* **Given material**:
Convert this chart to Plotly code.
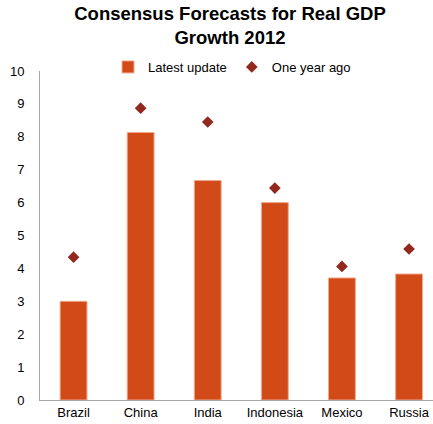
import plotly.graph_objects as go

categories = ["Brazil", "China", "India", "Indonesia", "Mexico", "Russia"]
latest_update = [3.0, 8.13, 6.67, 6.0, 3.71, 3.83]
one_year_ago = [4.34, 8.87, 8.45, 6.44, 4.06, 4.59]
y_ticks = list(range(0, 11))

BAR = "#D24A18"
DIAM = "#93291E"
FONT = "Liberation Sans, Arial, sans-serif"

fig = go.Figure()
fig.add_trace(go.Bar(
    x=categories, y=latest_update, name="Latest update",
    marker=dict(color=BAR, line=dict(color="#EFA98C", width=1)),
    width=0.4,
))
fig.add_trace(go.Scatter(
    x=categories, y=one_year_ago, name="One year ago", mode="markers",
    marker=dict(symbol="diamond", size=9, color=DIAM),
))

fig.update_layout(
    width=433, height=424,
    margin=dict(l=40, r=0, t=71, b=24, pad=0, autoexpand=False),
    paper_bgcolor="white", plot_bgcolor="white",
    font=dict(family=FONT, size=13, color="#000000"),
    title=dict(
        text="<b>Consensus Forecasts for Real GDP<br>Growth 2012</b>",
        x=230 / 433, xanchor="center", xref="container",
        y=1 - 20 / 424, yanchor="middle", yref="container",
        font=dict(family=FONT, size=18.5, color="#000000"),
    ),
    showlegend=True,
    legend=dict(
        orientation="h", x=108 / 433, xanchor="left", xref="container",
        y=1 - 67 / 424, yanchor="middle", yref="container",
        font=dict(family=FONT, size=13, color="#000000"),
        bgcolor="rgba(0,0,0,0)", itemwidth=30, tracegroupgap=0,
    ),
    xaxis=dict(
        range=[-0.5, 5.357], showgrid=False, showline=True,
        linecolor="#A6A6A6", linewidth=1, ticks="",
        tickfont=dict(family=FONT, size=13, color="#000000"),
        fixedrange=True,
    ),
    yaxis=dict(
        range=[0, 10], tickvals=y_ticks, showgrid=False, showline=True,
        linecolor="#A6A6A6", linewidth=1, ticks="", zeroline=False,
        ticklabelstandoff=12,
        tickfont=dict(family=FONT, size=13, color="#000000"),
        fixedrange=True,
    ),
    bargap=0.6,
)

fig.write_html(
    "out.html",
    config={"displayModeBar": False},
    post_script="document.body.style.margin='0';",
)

* **Work to do**: Omit each picture, then return all of the listing exactly as it stands.

* **The solution**:
Convert this chart to Plotly code.
import plotly.graph_objects as go

categories = ["Brazil", "China", "India", "Indonesia", "Mexico", "Russia"]
latest_update = [3.0, 8.13, 6.67, 6.0, 3.71, 3.83]
one_year_ago = [4.34, 8.87, 8.45, 6.44, 4.06, 4.59]
y_ticks = list(range(0, 11))

BAR = "#D24A18"
DIAM = "#93291E"
FONT = "Liberation Sans, Arial, sans-serif"

fig = go.Figure()
fig.add_trace(go.Bar(
    x=categories, y=latest_update, name="Latest update",
    marker=dict(color=BAR, line=dict(color="#EFA98C", width=1)),
    width=0.4,
))
fig.add_trace(go.Scatter(
    x=categories, y=one_year_ago, name="One year ago", mode="markers",
    marker=dict(symbol="diamond", size=9, color=DIAM),
))

fig.update_layout(
    width=433, height=424,
    margin=dict(l=40, r=0, t=71, b=24, pad=0, autoexpand=False),
    paper_bgcolor="white", plot_bgcolor="white",
    font=dict(family=FONT, size=13, color="#000000"),
    title=dict(
        text="<b>Consensus Forecasts for Real GDP<br>Growth 2012</b>",
        x=230 / 433, xanchor="center", xref="container",
        y=1 - 20 / 424, yanchor="middle", yref="container",
        font=dict(family=FONT, size=18.5, color="#000000"),
    ),
    showlegend=True,
    legend=dict(
        orientation="h", x=108 / 433, xanchor="left", xref="container",
        y=1 - 67 / 424, yanchor="middle", yref="container",
        font=dict(family=FONT, size=13, color="#000000"),
        bgcolor="rgba(0,0,0,0)", itemwidth=30, tracegroupgap=0,
    ),
    xaxis=dict(
        range=[-0.5, 5.357], showgrid=False, showline=True,
        linecolor="#A6A6A6", linewidth=1, ticks="",
        tickfont=dict(family=FONT, size=13, color="#000000"),
        fixedrange=True,
    ),
    yaxis=dict(
        range=[0, 10], tickvals=y_ticks, showgrid=False, showline=True,
        linecolor="#A6A6A6", linewidth=1, ticks="", zeroline=False,
        ticklabelstandoff=12,
        tickfont=dict(family=FONT, size=13, color="#000000"),
        fixedrange=True,
    ),
    bargap=0.6,
)

fig.write_html(
    "out.html",
    config={"displayModeBar": False},
    post_script="document.body.style.margin='0';",
)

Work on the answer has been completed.